Friday, October 20, 2017

OUT OF THE SHADOWS (2017) (DVD review)


Label: Umbrella Entertainment
Region Code: Region-FREE NTSC 
Rating: MA 15+
Duration: 88 Minutes
Audio: English Dolby Digital Surround 5.1 
Video: Anamorphic Widescreen (2.35:1) 
Director: Dee MacLachlan
Cast: Goran D. Kleut, Jake Ryan, Lisa Chappell

Australian export Out of the Shadows 92017) starts off strong enough, with Detective Eric Hughes (Blake Northfield) arriving at the scene of a grisly murder, father Charles Winter (Jake Ryan) has murdered his wife and three children, including an unborn child that has been torn from her womb and which is nowhere to be found.
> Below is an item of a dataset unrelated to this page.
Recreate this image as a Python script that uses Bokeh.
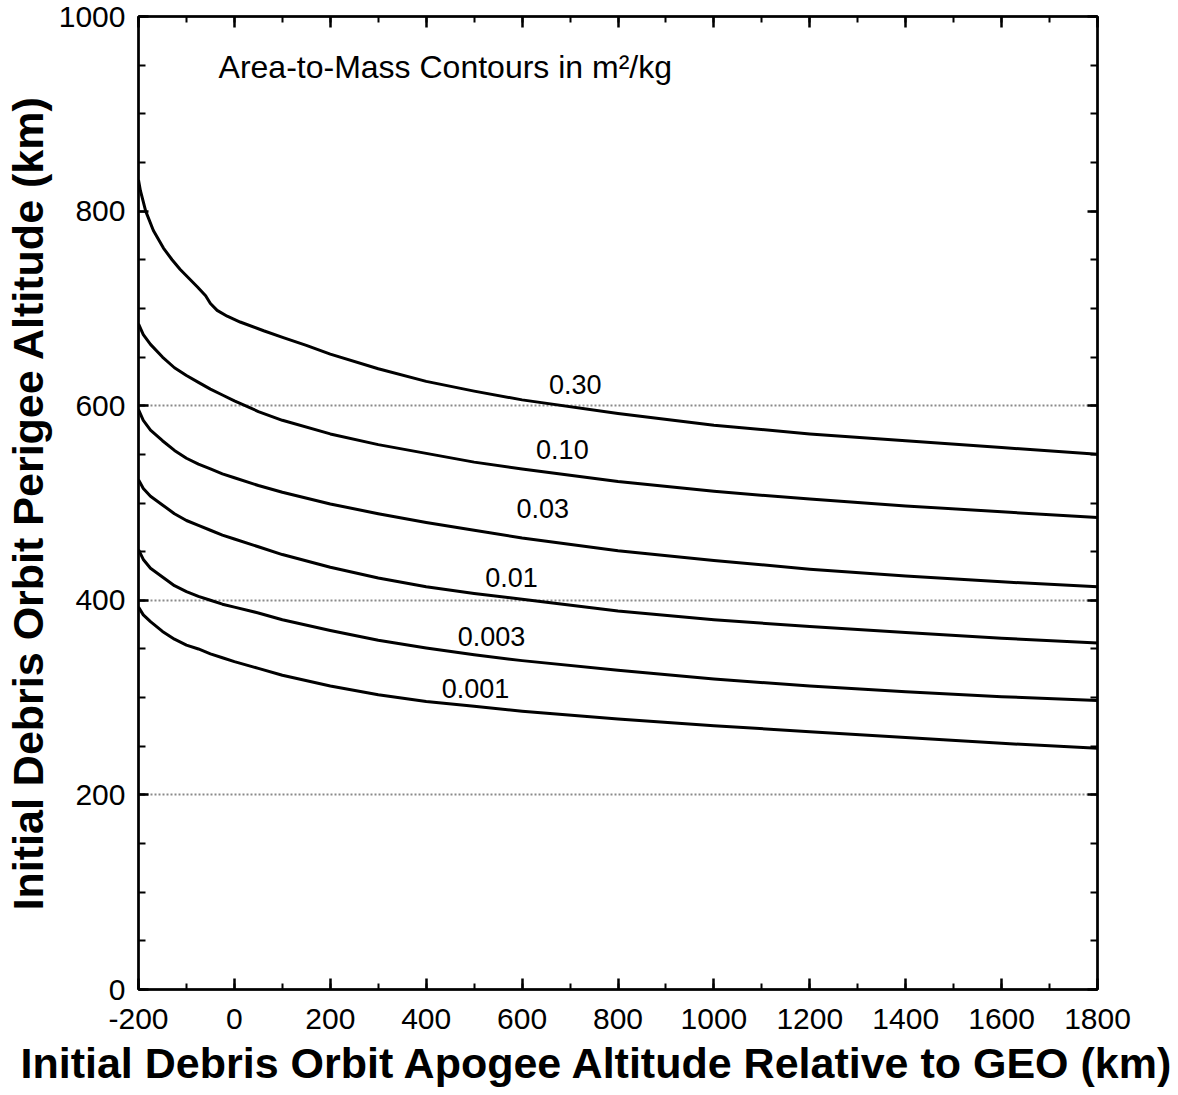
from bokeh.plotting import figure
from bokeh.models import (LinearAxis, SingleIntervalTicker, FixedTicker, Range1d, Label, Grid,
                          PrintfTickFormatter, Title)
from bokeh.embed import file_html
from bokeh.resources import INLINE
from bokeh.core.properties import value

# ---- data ----
apogee_030 = [-200, -196, -185, -169, -148, -130, -113, -95, -77, -60, -50, -36, -15, 12, 61, 102,
              150, 200, 300, 400, 500, 600, 800, 1000, 1200, 1400, 1600, 1800]
perigee_030 = [832, 821, 800, 780, 762, 750, 740, 731, 722, 713, 705, 698, 692, 686, 677, 670,
               662, 653, 638, 625, 615, 606, 592, 580, 571, 564, 557, 550]

apogee = [-200, -190, -175, -150, -125, -100, -75, -50, -25, 0, 50, 100, 200, 300, 400, 500,
          600, 800, 1000, 1200, 1400, 1600, 1800]
perigee_010 = [684, 673, 663, 650, 639, 631, 624, 617, 611, 605, 594, 585, 571, 560, 551, 542,
               535, 522, 512, 504, 497, 491, 485]
perigee_003 = [596, 585, 575, 564, 554, 546, 540, 535, 530, 526, 518, 511, 499, 489, 480, 472,
               464, 451, 441, 432, 425, 419, 414]
perigee_001 = [524, 515, 507, 498, 489, 482, 477, 472, 467, 463, 455, 447, 434, 423, 414, 407,
               401, 389, 380, 373, 367, 361, 356]
perigee_0003 = [452, 442, 433, 424, 415, 409, 404, 400, 396, 393, 387, 380, 369, 359, 351, 344,
                338, 328, 319, 312, 306, 301, 297]
perigee_0001 = [393, 385, 378, 368, 360, 354, 350, 345, 341, 337, 330, 323, 312, 303, 296, 291,
                286, 278, 271, 265, 259, 253, 248]

contour_labels = ["0.30", "0.10", "0.03", "0.01", "0.003", "0.001"]
label_apogee = [711, 684, 643, 578, 536, 503]
label_perigee = [622, 555, 494, 423, 363, 309]

grid_levels = [200, 400, 600]

FONT = "Liberation Sans"
W, H = 1172, 1092

p = figure(width=W, height=H, x_range=Range1d(-200, 1800), y_range=Range1d(0, 1000),
           output_backend="svg", toolbar_location=None,
           min_border_left=138, min_border_right=W - 1097, min_border_top=16,
           min_border_bottom=H - 989, x_axis_type=None, y_axis_type=None)
p.outline_line_color = "black"
p.outline_line_width = 2
p.background_fill_color = "white"
p.border_fill_color = "white"

def style_axis(ax, label_size, show_labels=True):
    ax.axis_line_color = "black"
    ax.axis_line_width = 2.5
    ax.major_tick_line_color = "black"
    ax.minor_tick_line_color = "black"
    ax.major_tick_line_width = 2.5
    ax.minor_tick_line_width = 2
    ax.major_tick_out = 0
    ax.minor_tick_out = 0
    ax.major_label_text_font = FONT
    ax.major_label_text_color = "black"
    ax.formatter = PrintfTickFormatter(format="%d")
    if show_labels:
        ax.major_label_text_font_size = label_size
    else:
        ax.major_label_text_font_size = "0px"
        ax.major_label_standoff = 0
        ax.major_label_text_alpha = 0

# x axes
for loc in ("below", "above"):
    ax = LinearAxis(ticker=SingleIntervalTicker(interval=200, num_minor_ticks=2))
    style_axis(ax, "30px", show_labels=(loc == "below"))
    ax.major_tick_in = 11
    ax.minor_tick_in = 6
    if loc == "below":
        ax.major_label_standoff = 19
    p.add_layout(ax, loc)

# y axes
for loc in ("left", "right"):
    ax = LinearAxis(ticker=SingleIntervalTicker(interval=200, num_minor_ticks=4))
    style_axis(ax, "30px", show_labels=(loc == "left"))
    ax.major_tick_in = 10
    ax.minor_tick_in = 7
    if loc == "left":
        ax.major_label_standoff = 13
        ax.axis_label = "Initial Debris Orbit Perigee Altitude (km)"
        ax.axis_label_text_font = FONT
        ax.axis_label_text_font_style = "bold"
        ax.axis_label_text_font_size = "43px"
        ax.axis_label_text_color = "black"
        ax.axis_label_standoff = 4
    p.add_layout(ax, loc)

# x-axis title as a left-aligned title below the axis (starts left of the frame as in the reference)
xtitle = Title(text="Initial Debris Orbit Apogee Altitude Relative to GEO (km)",
               align="left", offset=-118, text_font=FONT, text_font_size="43px",
               text_font_style="bold", text_color="black", standoff=10)
p.add_layout(xtitle, "below")

grid = Grid(dimension=1, ticker=FixedTicker(ticks=grid_levels),
            grid_line_color="#8a8a8a", grid_line_width=2, grid_line_dash="2 2")
p.add_layout(grid)

for xs, ys in [(apogee_030, perigee_030), (apogee, perigee_010), (apogee, perigee_003),
               (apogee, perigee_001), (apogee, perigee_0003), (apogee, perigee_0001)]:
    p.line(xs, ys, line_color="black", line_width=3, line_join="round")

p.text(x=label_apogee, y=label_perigee, text=contour_labels,
       text_font=value(FONT), text_font_size="27px", text_color="black",
       text_align="center", text_baseline="middle")

p.add_layout(Label(x=-33, y=948, text="Area-to-Mass Contours in m²/kg",
                   text_font=FONT, text_font_size="32px", text_color="black",
                   text_baseline="middle", text_align="left"))

open("out.html", "w").write(file_html(p, INLINE))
The case haunts Detective Hughes, his own wife Katrina (Kendal Rae) is pregnant with their first child, and they've just moved into a new home in a rural area, but they're unaware of the home's tragic past and soon find themselves amidst ghostly visitations and a demonic presence hungry for the blood of their first-born child. 

Katrina is left on her own quite a bit while Hughes is investigating the Winter's case, she begins to experience strange happenings around the dilapidated house, seeings shadowy figures and the frightly spirit of a seemingly malevolent nurse with ties tot he home. Katrina seeks medical help, but doctors attribute the visions and fears to pregnancy related psychosis, but when the medication doesn't make the visions go away Katrina seeks the help of a reticent clergy member (Helmut Bakaitis, The Matrix Reloaded) and a renegade demonologist (Lisa Chappell), meanwhile her husband attributes the happening to more earthly culprits, until thy literally flip his car upside down. 

The film benefits from some scenic drone-enabled shots of rural Australia and the look of the film is quite good for a low-budget production, and the special effects and make-up work that aren't too shabby at all, but despite the strong start and decent build up eventually it all descend into the usual haunting cliches with very few surprises in between, we get an exorcism, a demonic presence that's sort of cool, but there's an awful lot of 'been there and done that' familiarity about this one. 

Audio/Video: The disc from Umbrella Entertainment presents the film in anamorphic widescreen framed in scope 2.35:1 and looks good for a low-budget indie-horror, the special effects are decent and the surround audio is serviceable. There are no subtitles and no extras, this is about as bare bones as you can get.

There's nothing about Out of the Shadows (2017) that sparks or stands out, obviously this is hoping to trade-in on the goodwill of better films like Insidious (2010) and The Babadook (2014), but at the very best this is only a decent Netflix one-and-done watch.